Celui qui en fait la promotion, c’est Jack Jedwab. Je ne connais pas personnellement ce monsieur. Tout ce que je sais, c’est qu’il a présidé le chapitre québécois du Congrès juif canadien, qu’il est professeur à l’Institut des études canadiennes de l’Université McGill, qu’il est marié à une francophone pur sirop d’érable, et qu’on parle français dans sa maison.
Bref, s’il devait y avoir une cellule fondatrice du Montréal d’aujourd’hui, elle ressemblerait à celle-là.
Ce que veut faire Jack Jedwab, c’est transposer notre débat identitaire dans tous les aspects de la vie municipale. Ce qu’il dit, c’est que seuls des fédéralistes sont aptes à représenter des fédéralistes dans la gestion des déchets, dans l’administration des contraventions de stationnement, et dans la planification des loisirs au centre communautaire.
Comme si le citoyen ne pouvait être qu’un chromosome: vous êtes X ou vous êtes Y. Comme si notre finalité en tant qu’être humain ne résidait que dans le choix de notre option nationale.
Bon, d’accord, l’île de Montréal est traditionnellement contre la souveraineté à quatre contre un. Même que dans l’Ouest, c’est à quatre contre infinitésimal. Nous élisons une administration municipale très fortement majoritaire à l’Hôtel de Ville; mais ça ne veut pas dire que la question nationale soit bel et bien résolue à Montréal. Dans l’avenir, d’autres gouvernements souverainistes seront élus, il y aura encore de l’incertitude, etc.
Jack Jedwab affirme que si ce n’était que de lui, on ne parlerait plus de cette question. C’est bien beau. Mais la question nationale ne disparaîtra pas pour autant. Même Jean Chrétien, pourtant pas très porté sur l’euphémisme quand il est question de ses succès électoraux, l’a affirmé.
On en parlera toujours. C’est notre fardeau.
Chaque coin de pays a son fardeau. Savez-vous qu’à Los Angeles et à San Francisco, les gens pensent toujours au Big One chaque fois que la terre frétille un peu?
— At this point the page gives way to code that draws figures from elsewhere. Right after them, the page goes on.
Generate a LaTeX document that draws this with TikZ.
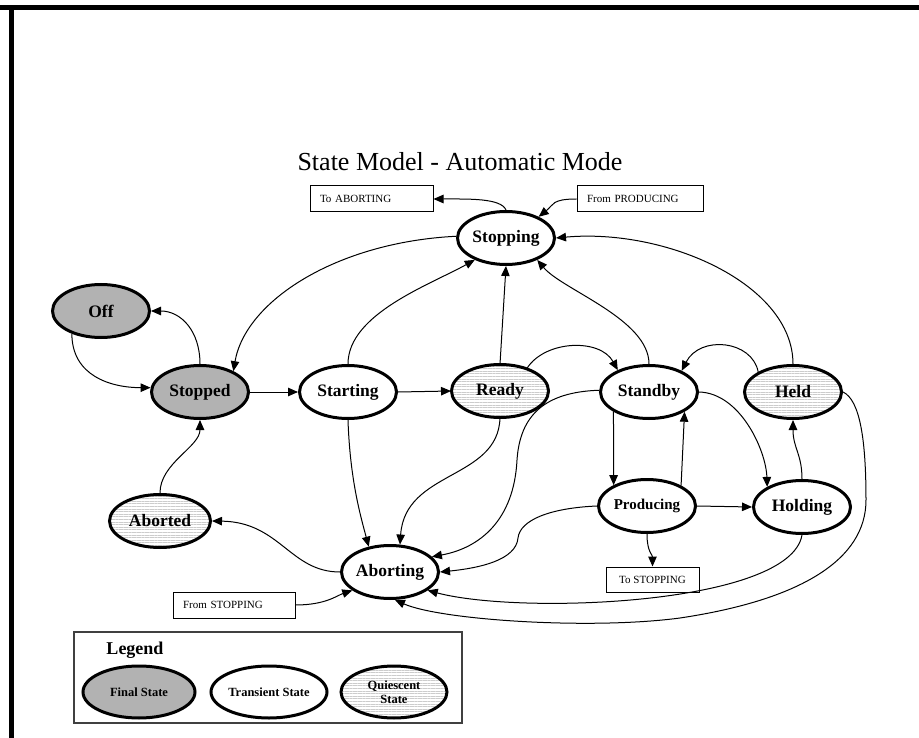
\documentclass[tikz,border=0pt]{standalone}
\usepackage{fontspec}
\setmainfont{Liberation Serif}
\usetikzlibrary{shapes.geometric,arrows.meta,patterns.meta}
\definecolor{finalgray}{RGB}{178,178,178}
\definecolor{stripegray}{RGB}{204,204,204}

\begin{document}
\begin{tikzpicture}[x=1pt,y=-1pt,
  state/.style={ellipse,draw,line width=3pt,minimum width=97pt,minimum height=53pt,
    inner sep=0pt,font=\fontsize{17.5}{20}\selectfont\bfseries},
  final/.style={state,fill=finalgray},
  transient/.style={state,fill=white},
  quiescent/.style={state,pattern={Lines[angle=0,distance=2.6pt,line width=1pt]},pattern color=stripegray},
  legendstate/.style={minimum height=52pt,font=\fontsize{12.5}{14.5}\selectfont\bfseries,align=center},
  box/.style={draw,line width=1pt,rectangle,minimum height=26pt,inner xsep=10pt,inner ysep=0pt,
    align=left,font=\fontsize{11}{13}\selectfont},
  arr/.style={-{Triangle[length=10pt,width=8.5pt]},line width=1pt},
]
\useasboundingbox (0,0) rectangle (919,738);

% page frame (top and left rules)
\draw[line width=5pt] (0,8) -- (919,8);
\draw[line width=4.5pt] (11.5,6) -- (11.5,738);

% title
\node[font=\fontsize{26}{30}\selectfont] (title) at (460,162) {State Model - Automatic Mode};

% states
\node[transient] (stopping) at (506,238) {Stopping};
\node[final] (off) at (101,311) {Off};
\node[final] (stopped) at (200,392) {Stopped};
\node[transient] (starting) at (348,392) {Starting};
\node[quiescent] (ready) at (500,391) {Ready};
\node[transient] (standby) at (649,392) {Standby};
\node[quiescent] (held) at (793,392) {Held};
\node[transient,font=\fontsize{15}{18}\selectfont\bfseries] (producing) at (647,506) {Producing};
\node[transient] (holding) at (802,507) {Holding};
\node[transient] (aborting) at (390,572) {Aborting};
\node[quiescent,minimum width=101pt] (aborted) at (160,521) {Aborted};

% off-page references
\node[box,text width=103pt] (toab) at (371.5,199) {To ABORTING};
\node[box,text width=106pt] (fromprod) at (640,199) {From PRODUCING};
\node[box,text width=102pt] (fromstop) at (234,605) {From STOPPING};
\node[box,minimum width=93pt,minimum height=25pt,align=center] (tostop) at (652.5,579.5) {To STOPPING};

% transitions
\draw[arr] (stopping.north) .. controls +(-5,-12) and +(35,0) .. (toab.east);
\draw[arr] (fromprod.west) .. controls +(-25,0) and +(15,-12) .. (stopping.33);
\draw[arr] (stopping.178) .. controls +(-120,6) and +(12,-70) .. (stopped.32);
\draw[arr] (held.north) .. controls +(0,-80) and +(110,-10) .. (stopping.east);
\draw[arr] (starting.north) .. controls +(0,-50) and +(-45,25) .. (stopping.215);
\draw[arr] (ready.north) -- (stopping.south);
\draw[arr] (standby.north) .. controls +(0,-45) and +(25,30) .. (stopping.-35);

\draw[arr] (off.218) .. controls +(0,42) and +(-40,0) .. (stopped.175);
\draw[arr] (stopped.north) .. controls +(0,-33) and +(30,0) .. (off.east);
\draw[arr] (stopped.east) -- (starting.west);
\draw[arr] (starting.east) -- (ready.west);

\draw[arr] (ready.40) .. controls (545,340) and (600,338) .. (standby.145);
\draw[arr] (held.150) .. controls (752,340) and (700,335) .. (standby.33);

\draw[arr] (standby.178) .. controls (545,392) and (520,415) .. (517,460)
   .. controls (514,520) and (480,548) .. (aborting.20);
\draw[arr] (ready.south) .. controls (498,480) and (405,470) .. (aborting.70);
\draw[arr] (starting.south) .. controls +(2,60) and +(-8,-30) .. (aborting.130);

\draw[arr] (aborting.west) .. controls (290,572) and (280,522) .. (aborted.east);
\draw[arr] (aborted.north) .. controls +(0,-30) and +(0,27) .. (stopped.south);

\draw[arr] (standby.209) -- (producing.148);
\draw[arr] (producing.31) -- (standby.-29);
\draw[arr] (standby.east) .. controls (740,393) and (766,450) .. (holding.150);
\draw[arr] (holding.north) .. controls +(0,-25) and +(0,28) .. (held.south);
\draw[arr] (producing.east) -- (holding.west);
\draw[arr] (producing.south) .. controls +(0,18) and +(0,-12) .. (tostop.north);

\draw[arr] (producing.west) .. controls (550,508) and (520,520) .. (518,538)
   .. controls (516,560) and (480,568) .. (aborting.east);
\draw[arr] (holding.south) .. controls (790,605) and (520,615) .. (aborting.-26);
\draw[arr] (held.east) .. controls (860,400) and (866,440) .. (866,500)
   .. controls (866,560) and (800,600) .. (680,618)
   .. controls (590,630) and (440,620) .. (aborting.-80);
\draw[arr] (fromstop.east) .. controls +(30,0) and +(-15,5) .. (aborting.206);

% legend
\node[draw=black!75,line width=1.1pt,minimum width=388pt,minimum height=91pt,inner sep=0pt] (legendbox) at (268,677.5) {};
\node[font=\fontsize{18}{20}\selectfont\bfseries] (legendtitle) at (135,650) {Legend};
\node[final,legendstate,minimum width=112pt] (lfinal) at (139,692) {Final State};
\node[transient,legendstate,minimum width=116pt] (ltransient) at (269,692) {Transient State};
\node[quiescent,legendstate,minimum width=106pt] (lquiescent) at (394,692) {Quiescent\\State};
\end{tikzpicture}
\end{document}
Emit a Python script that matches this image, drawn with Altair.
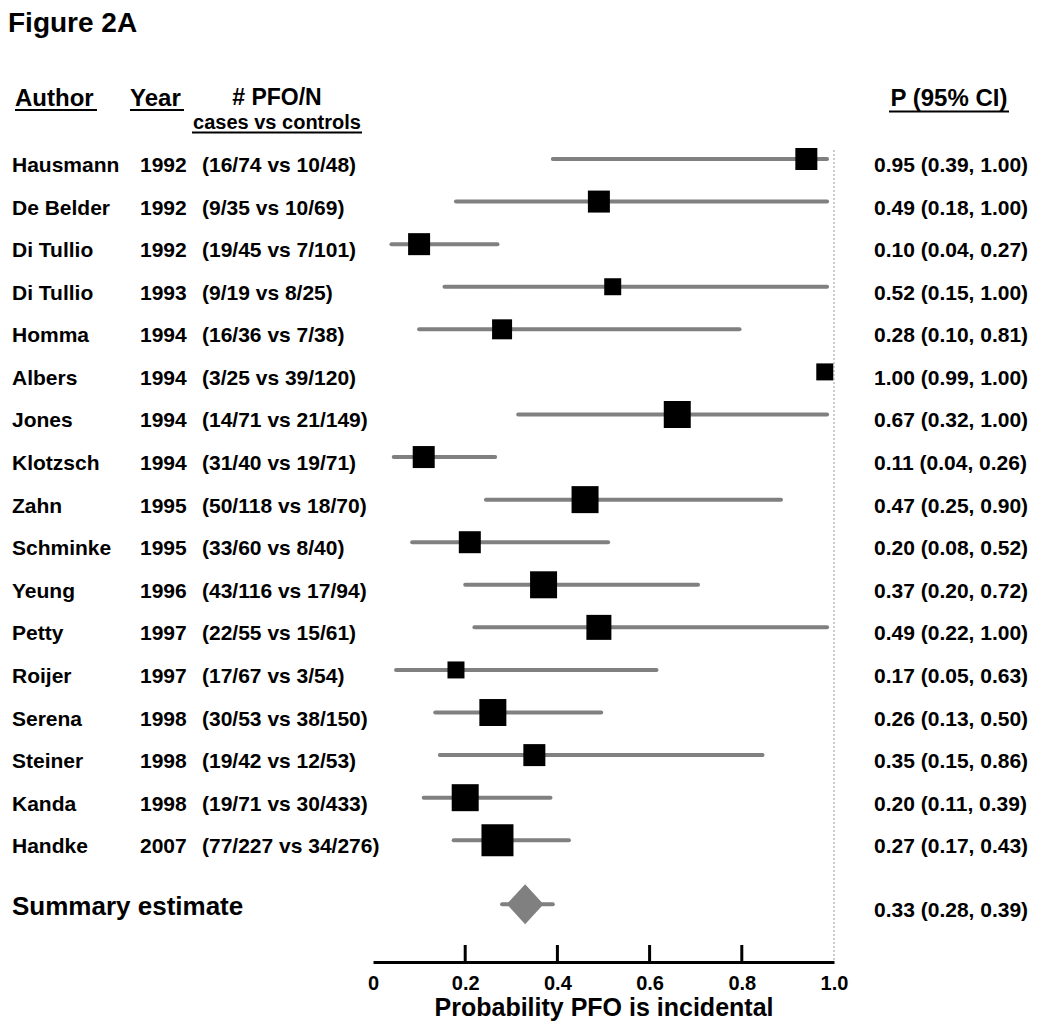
import altair as alt
import pandas as pd

FONT = "Liberation Sans"

# ---- data ----
authors = ["Hausmann", "De Belder", "Di Tullio", "Di Tullio", "Homma", "Albers", "Jones",
           "Klotzsch", "Zahn", "Schminke", "Yeung", "Petty", "Roijer", "Serena",
           "Steiner", "Kanda", "Handke"]
years = ["1992", "1992", "1992", "1993", "1994", "1994", "1994", "1994", "1995", "1995",
         "1996", "1997", "1997", "1998", "1998", "1998", "2007"]
pfo_n = ["(16/74 vs 10/48)", "(9/35 vs 10/69)", "(19/45 vs 7/101)", "(9/19 vs 8/25)",
         "(16/36 vs 7/38)", "(3/25 vs 39/120)", "(14/71 vs 21/149)", "(31/40 vs 19/71)",
         "(50/118 vs 18/70)", "(33/60 vs 8/40)", "(43/116 vs 17/94)", "(22/55 vs 15/61)",
         "(17/67 vs 3/54)", "(30/53 vs 38/150)", "(19/42 vs 12/53)", "(19/71 vs 30/433)",
         "(77/227 vs 34/276)"]
p_ci_text = ["0.95 (0.39, 1.00)", "0.49 (0.18, 1.00)", "0.10 (0.04, 0.27)", "0.52 (0.15, 1.00)",
             "0.28 (0.10, 0.81)", "1.00 (0.99, 1.00)", "0.67 (0.32, 1.00)", "0.11 (0.04, 0.26)",
             "0.47 (0.25, 0.90)", "0.20 (0.08, 0.52)", "0.37 (0.20, 0.72)", "0.49 (0.22, 1.00)",
             "0.17 (0.05, 0.63)", "0.26 (0.13, 0.50)", "0.35 (0.15, 0.86)", "0.20 (0.11, 0.39)",
             "0.27 (0.17, 0.43)"]
# positions as drawn in the figure
estimate = [0.94, 0.49, 0.10, 0.52, 0.28, 0.98, 0.66, 0.11, 0.46, 0.21, 0.37, 0.49,
            0.18, 0.26, 0.35, 0.20, 0.27]
ci_low = [0.39, 0.18, 0.04, 0.155, 0.10, 0.99, 0.315, 0.045, 0.245, 0.085, 0.20, 0.22,
          0.05, 0.135, 0.145, 0.11, 0.175]
ci_high = [0.985, 0.985, 0.27, 0.985, 0.795, 0.99, 0.985, 0.265, 0.885, 0.51, 0.705, 0.985,
           0.615, 0.495, 0.845, 0.385, 0.425]
# relative study weight (box side)
box_weight = [22, 22, 22, 17, 20, 17, 27, 22, 27, 22, 27, 25, 17, 27, 22, 27, 32]

summary_label = "Summary estimate"
summary_est, summary_lo, summary_hi = 0.33, 0.28, 0.39
summary_text = "0.33 (0.28, 0.39)"

tick_values = [0.2, 0.4, 0.6, 0.8]

# ---- tables ----
studies = pd.DataFrame({
    "row": list(range(len(authors))),
    "author": authors, "year": years, "pfo": pfo_n, "ptext": p_ci_text,
    "est": estimate, "lo": ci_low, "hi": ci_high,
})
studies["area"] = [w * w for w in box_weight]

SUMMARY_ROW = 17.5
summary = pd.DataFrame({"row": [SUMMARY_ROW], "label": [summary_label], "est": [summary_est],
                        "lo": [summary_lo], "hi": [summary_hi], "ptext": [summary_text]})

H = 824
TICK_PX = 17
Y_TOP, Y_BOT = -0.4932, 18.859
yscale = alt.Scale(domain=[Y_TOP, Y_BOT], reverse=True, nice=False, zero=False)
xscale = alt.Scale(domain=[0, 1], nice=False, zero=False)
xaxis = alt.Axis(values=[0, 0.2, 0.4, 0.6, 0.8, 1.0],
                 labelExpr="datum.value == 0 ? '0' : format(datum.value, '.1f')",
                 ticks=False, tickSize=0, grid=False, domainColor="black", domainWidth=3,
                 labelFontSize=20, labelFontWeight="bold", labelColor="black", labelFont=FONT,
                 labelPadding=11, labelOverlap=False, labelFlush=False,
                 title="Probability PFO is incidental", titleFontSize=25, titleFontWeight="bold",
                 titleColor="black", titleFont=FONT, titlePadding=2, zindex=0)

def X(field, axis=xaxis):
    return alt.X(field, type="quantitative", scale=xscale, axis=axis)

def Y(field="row"):
    return alt.Y(field, type="quantitative", scale=yscale, axis=None)

GRAY = "#808080"

ci = alt.Chart(studies).mark_rule(color=GRAY, strokeWidth=4, strokeCap="round").encode(
    x=X("lo"), x2="hi", y=Y())
boxes = alt.Chart(studies).mark_square(color="black", opacity=1, filled=True).encode(
    x=X("est"), y=Y(), size=alt.Size("area:Q", scale=None))

sum_ci = alt.Chart(summary).mark_rule(color=GRAY, strokeWidth=4, strokeCap="round").encode(
    x=X("lo"), x2="hi", y=Y())
sum_diamond = alt.Chart(summary).mark_point(
    shape="M-0.92,0L0,-1L0.92,0L0,1Z", filled=True, color=GRAY, opacity=1, size=1600
).encode(x=X("est"), y=Y())

ref_df = pd.DataFrame({"v": [1.0], "r1": [-0.21], "r2": [Y_BOT]})
ref_line = alt.Chart(ref_df).mark_rule(
    color="#999999", strokeWidth=1, strokeDash=[2, 2]).encode(
    x=X("v"), y=Y("r1"), y2="r2:Q")

# upward ticks standing on the axis line (x through the scale, from the plot bottom up)
tick_df = pd.DataFrame({"tv": tick_values})
ticks = alt.Chart(tick_df).mark_rule(color="black", strokeWidth=3, opacity=1).encode(
    x=X("tv"), y=alt.value(H - TICK_PX), y2=alt.value(H))

def col_text(df, field, xpx, size=21, align="left", dy=13):
    return alt.Chart(df).mark_text(align=align, baseline="alphabetic", fontSize=size,
                                   fontWeight="bold", color="black", font=FONT, dy=dy).encode(
        x=alt.value(xpx), y=Y(), text=f"{field}:N")

def label(text, xpx, row, size, align="left"):
    return alt.Chart(pd.DataFrame({"t": [text], "row": [row]})).mark_text(
        align=align, baseline="alphabetic", fontSize=size, fontWeight="bold",
        color="black", font=FONT).encode(x=alt.value(xpx), y=Y(), text="t:N")

def underline(x1, x2, row):
    return alt.Chart(pd.DataFrame({"row": [row]})).mark_rule(color="black", strokeWidth=2).encode(
        x=alt.value(x1), x2=alt.value(x2), y=Y())

chart = alt.layer(
    ref_line, ci, boxes, sum_ci, sum_diamond,
    col_text(studies, "author", -361),
    col_text(studies, "year", -233),
    col_text(studies, "pfo", -171),
    col_text(studies, "ptext", 501),
    col_text(summary, "label", -361, size=26, dy=11),
    col_text(summary, "ptext", 501),
    label("Figure 2A", -365, -2.99, 28),
    label("Author", -358, -1.24, 24),
    label("Year", -243, -1.24, 24),
    label("# PFO/N", -96, -1.27, 23, align="center"),
    label("cases vs controls", -96, -0.70, 20, align="center"),
    label("P (95% CI)", 576, -1.24, 24, align="center"),
    underline(-358, -276, -1.151),
    underline(-243, -189, -1.151),
    underline(-181, -11, -0.622),
    underline(516, 636, -1.116),
    ticks,
).properties(
    width=461, height=H,
    autosize=alt.AutoSizeParams(type="none"),
    padding={"left": 365, "top": 130, "right": 207, "bottom": 60},
).configure(font=FONT).configure_view(stroke=None)

chart.save("out.html", embed_options={"renderer": "svg", "actions": False})
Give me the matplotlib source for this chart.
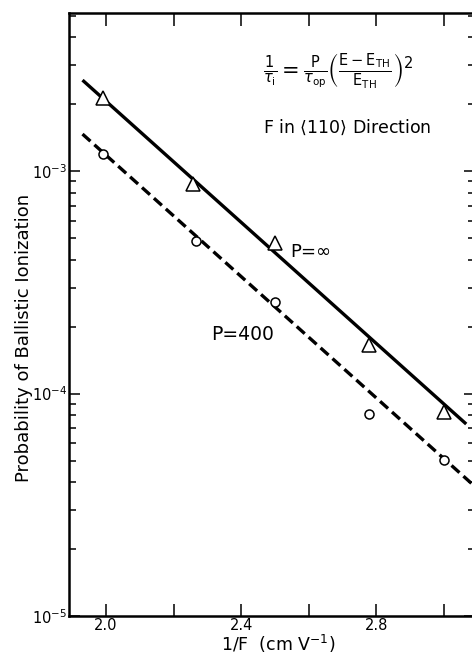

Le grand tremblement de terre, c’est leur fardeau à eux. Bien sûr, si ce n’était que d’eux, ils n’en parleraient plus jamais. Mais ça ne veut pas dire que la menace s’estomperait pour autant. Rien ne sert de se battre contre l’inéluctable…
Je ne dis pas que l’indépendance du Québec soit inéluctable. Je n’en ai aucune idée. Mais une chose est sûre: l’idée survivra encore bien longtemps.
Les Californiens, eux, n’ont pas notre chance. L’inéluctable, là-bas, n’est pas un débat politique, mais un tremblement de terre. Leur question à eux n’est pas de savoir si oui, si non, mais quand. Dans une minute ou dans mille ans.
La vraie menace
Pour monsieur Jedwab, le fait que le débat constitutionnel risque de revenir constamment justifie le fait d’envoyer un contingent de libéraux à l’Hôtel de Ville. Comme si l’instabilité provoquée par une menace voilée de référendum était la seule source du mal qui ronge la métropole!
Comme si les politiques de la Banque centrale n’avaient eu que de bons effets. Comme si les transbordements des déficits par les gouvernements tant libéraux que péquistes étaient des cadeaux. Comme si les politiques fiscales élaborées tant à Ottawa qu’à Québec par tous les gouvernements qui s’y sont succédé n’avaient eu aucun effet.
Comme si les coupes massives dans le réseau universitaire par les trois derniers gouvernements avaient été faites pour le bien de Montréal.
Les aéroports, le port, le réseau routier, le métro à Laval… Lorsqu’on analyse la gestion de la région montréalaise par les différents gouvernements des 30 dernières années, on constate que les Montréalais ont bien plus raison de craindre les politiciens provinciaux et fédéraux que les menaces de référendums.